D. Network Client automatically creates the Dhcp.prm (a hidden binary file) in the installation directory. 

3.

Verify that the IP is functioning correctly by using the ping, net view, net config, and net diag commands on Network Client.

For more information see:

The Help available for each command by typing /?. For example, net view /?. For ping help, type the command without any parameters. 

The Readme.txt file in the Microsoft Network Client directory. Check the table of contents for sections that pertain to your specific installation. 

Troubleshooting Utilities

You can run Ipconfig on the client computer to check the client's IP configuration.

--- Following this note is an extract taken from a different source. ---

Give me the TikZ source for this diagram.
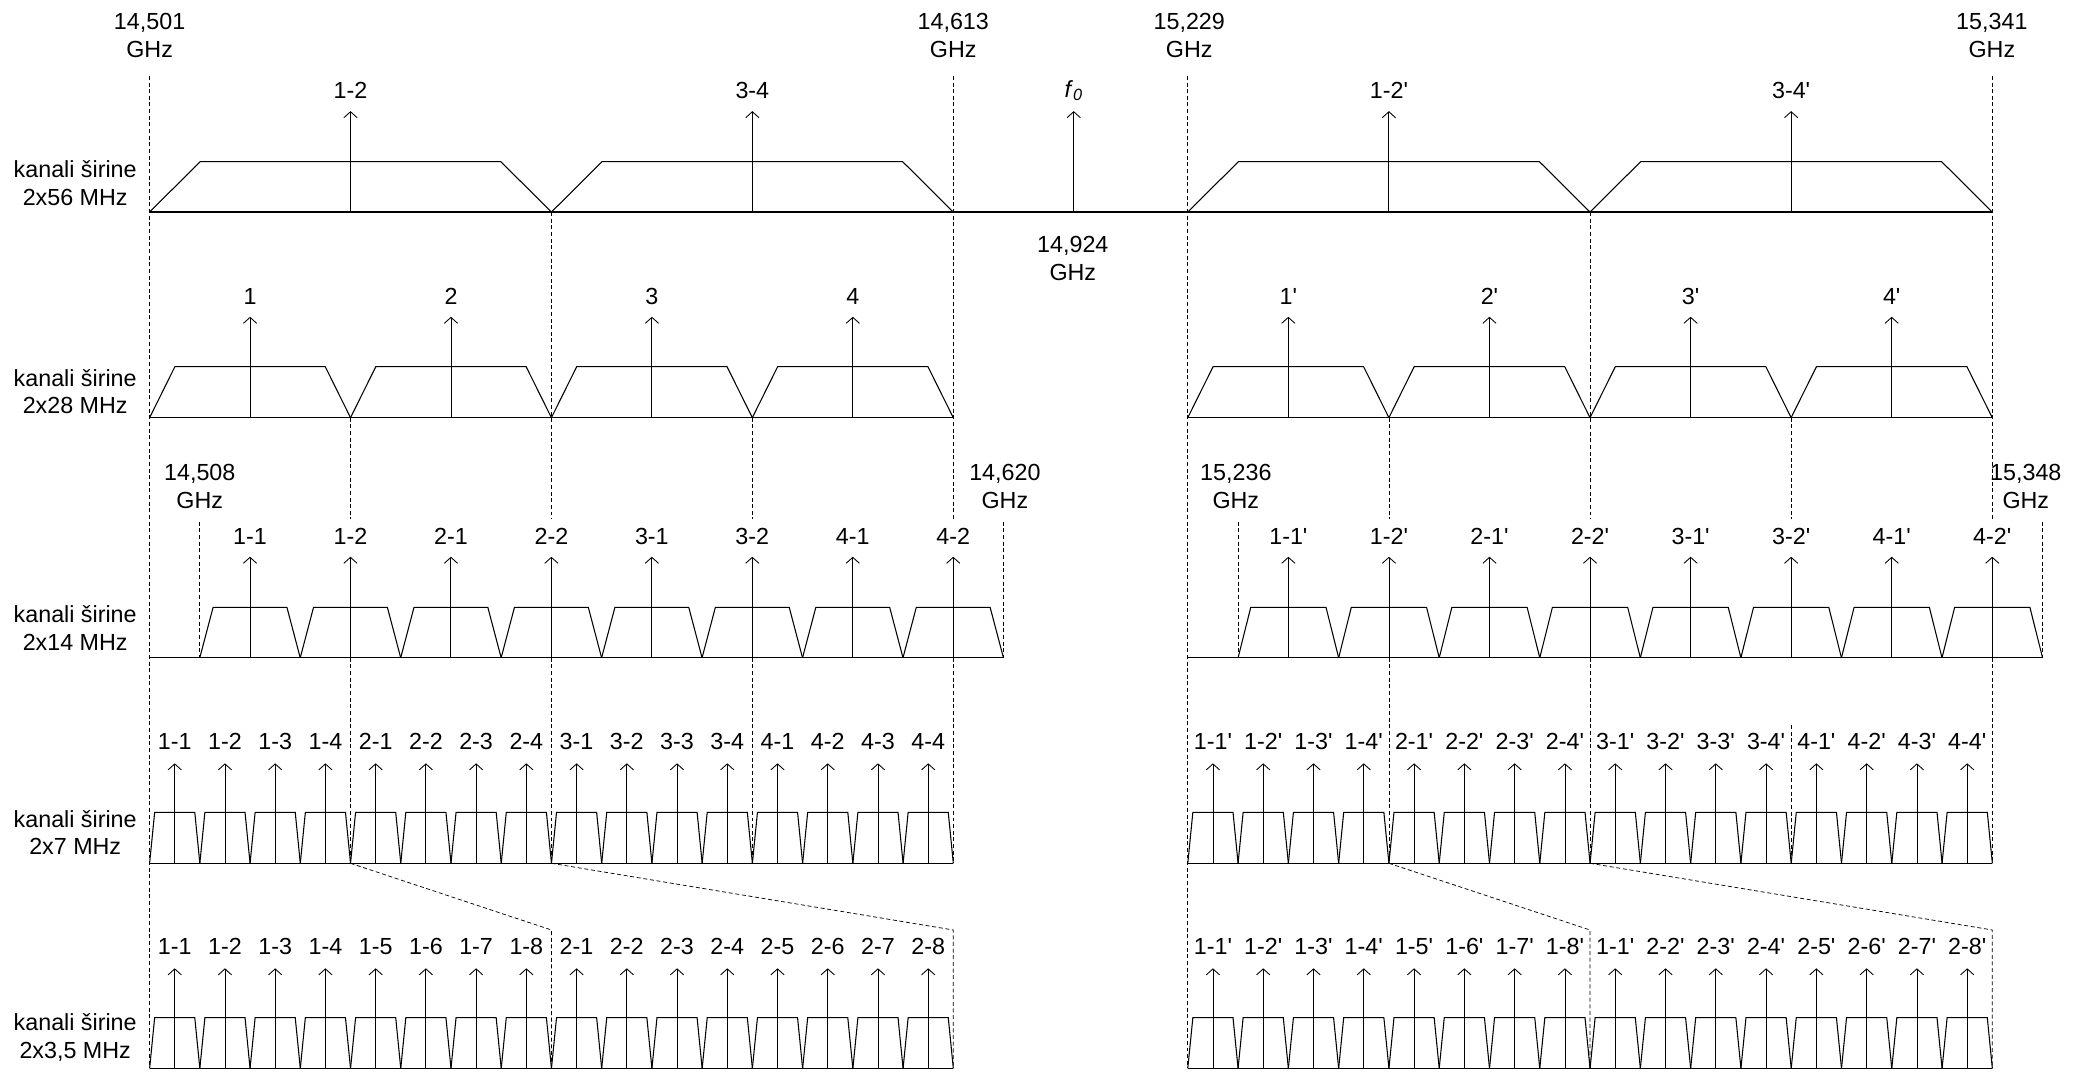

For more information, see:

Section 21, "Ipconfig.exe and Controlling DHCP Leases," in the Readme.txt file in the Microsoft Network Client directory. 

The following Knowledge Base articles:

Q94069: Microsoft TCP/IP Protocol Comparison and FAQ 

123285: IPCONFIG Displays Invalid Results 

130538: DHCP-Enabled MS-DOS Clients Do Not Resolve Host Names 

You can run DHCP Manager on Windows NT Server to check the DHCP Server configuration. Use the Scope Active Leases option to verify that leasing is occurring. For more information, see:

The Microsoft Windows NT Server Networking Supplement

Knowledge Base article 120829 titled "DHCP (Dynamic Host Configuration Protocol) Basics."

Note The Windows NT Knowledge Base (KB) is available in Help files on the Windows NT Server Resource Kit compact disc.

Troubleshooting Resources

If the troubleshooting topics in this chapter don't help you resolve your Network Client problem, see the Readme.txt file in the Microsoft Network Client installation directory, or query the Microsoft Knowledge Base.

Note The Windows NT Knowledge Base is available in Help files on the Windows NT Server Resource Kit compact disc.